[GIVEN REQUEST] Repeat, exactly and only, the lines from the beginning of the data through the line with "return (T + ph - y) / ph". Pictures are left out.

[SOURCE DATA]
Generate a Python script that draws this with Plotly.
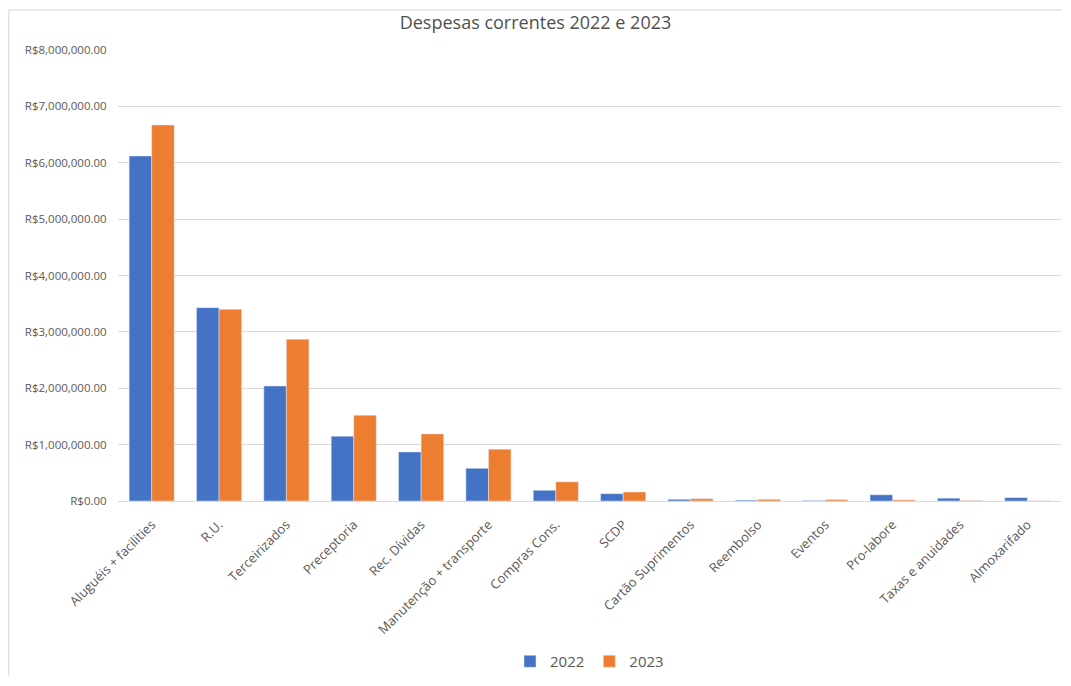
import plotly.graph_objects as go

categories = ["Aluguéis + facilities", "R.U.", "Terceirizados", "Preceptoria", "Rec. Dívidas",
              "Manutenção + transporte", "Compras Cons.", "SCDP", "Cartão Suprimentos", "Reembolso",
              "Eventos", "Pro-labore", "Taxas e anuidades", "Almoxarifado"]
values_2022 = [6120000, 3430000, 2040000, 1150000, 870000, 580000, 190000, 130000,
               30000, 15000, 10000, 110000, 50000, 60000]
values_2023 = [6670000, 3400000, 2870000, 1520000, 1190000, 920000, 340000, 160000,
               40000, 30000, 25000, 20000, 10000, 5000]

FONT = "Open Sans, Liberation Sans, sans-serif"
GRAY = "#595959"

fig = go.Figure()
fig.add_trace(go.Bar(name="2022", x=categories, y=values_2022, marker_color="#4472C4"))
fig.add_trace(go.Bar(name="2023", x=categories, y=values_2023, marker_color="#ED7D31"))

W, H = 1055, 670
L, R, T, B = 110, 2, 42, 176
pw, ph = W - L - R, H - T - B


def px(x):
    return (x - L) / pw


def py(y):
    return (T + ph - y) / ph


fig.update_layout(
    width=W, height=H,
    margin=dict(l=L, r=R, t=T, b=B),
    paper_bgcolor="white", plot_bgcolor="white",
    title=dict(text="Despesas correntes 2022 e 2023", x=0.5, xanchor="center", y=1 - 15 / H, yanchor="middle",
               font=dict(family=FONT, size=18, color="#505050")),
    barmode="group", bargap=0.33, bargroupgap=0,
    font=dict(family=FONT, color=GRAY),
    legend=dict(orientation="h", x=0.5, xanchor="center", y=py(670), yanchor="bottom",
                font=dict(size=15, color=GRAY), itemwidth=30, traceorder="normal"),
    xaxis=dict(tickangle=-45, tickfont=dict(size=13, color=GRAY), showline=True,
               linecolor="#D9D9D9", ticks="outside", ticklen=10, tickcolor="rgba(0,0,0,0)",
               automargin=False),
    yaxis=dict(range=[0, 8000000], dtick=1000000, tickprefix="R$", tickformat=",.2f",
               tickfont=dict(size=11.5, color=GRAY), gridcolor="#D9D9D9", zeroline=False,
               showline=False, automargin=False, ticks="outside", ticklen=8,
               tickcolor="rgba(0,0,0,0)"),
    shapes=[
        dict(type="line", xref="paper", yref="paper", x0=px(0.75), x1=px(0.75), y0=py(2), y1=py(H - 1),
             line=dict(color="#E3E3E3", width=1.5)),
        dict(type="line", xref="paper", yref="paper", x0=px(0.75), x1=px(W - 1), y0=py(2), y1=py(2),
             line=dict(color="#E3E3E3", width=1.5)),
    ],
)

fig.write_html("out.html")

[RESPONSE FOR THIS EXERCISE]
Generate a Python script that draws this with Plotly.
import plotly.graph_objects as go

categories = ["Aluguéis + facilities", "R.U.", "Terceirizados", "Preceptoria", "Rec. Dívidas",
              "Manutenção + transporte", "Compras Cons.", "SCDP", "Cartão Suprimentos", "Reembolso",
              "Eventos", "Pro-labore", "Taxas e anuidades", "Almoxarifado"]
values_2022 = [6120000, 3430000, 2040000, 1150000, 870000, 580000, 190000, 130000,
               30000, 15000, 10000, 110000, 50000, 60000]
values_2023 = [6670000, 3400000, 2870000, 1520000, 1190000, 920000, 340000, 160000,
               40000, 30000, 25000, 20000, 10000, 5000]

FONT = "Open Sans, Liberation Sans, sans-serif"
GRAY = "#595959"

fig = go.Figure()
fig.add_trace(go.Bar(name="2022", x=categories, y=values_2022, marker_color="#4472C4"))
fig.add_trace(go.Bar(name="2023", x=categories, y=values_2023, marker_color="#ED7D31"))

W, H = 1055, 670
L, R, T, B = 110, 2, 42, 176
pw, ph = W - L - R, H - T - B


def px(x):
    return (x - L) / pw


def py(y):
    return (T + ph - y) / ph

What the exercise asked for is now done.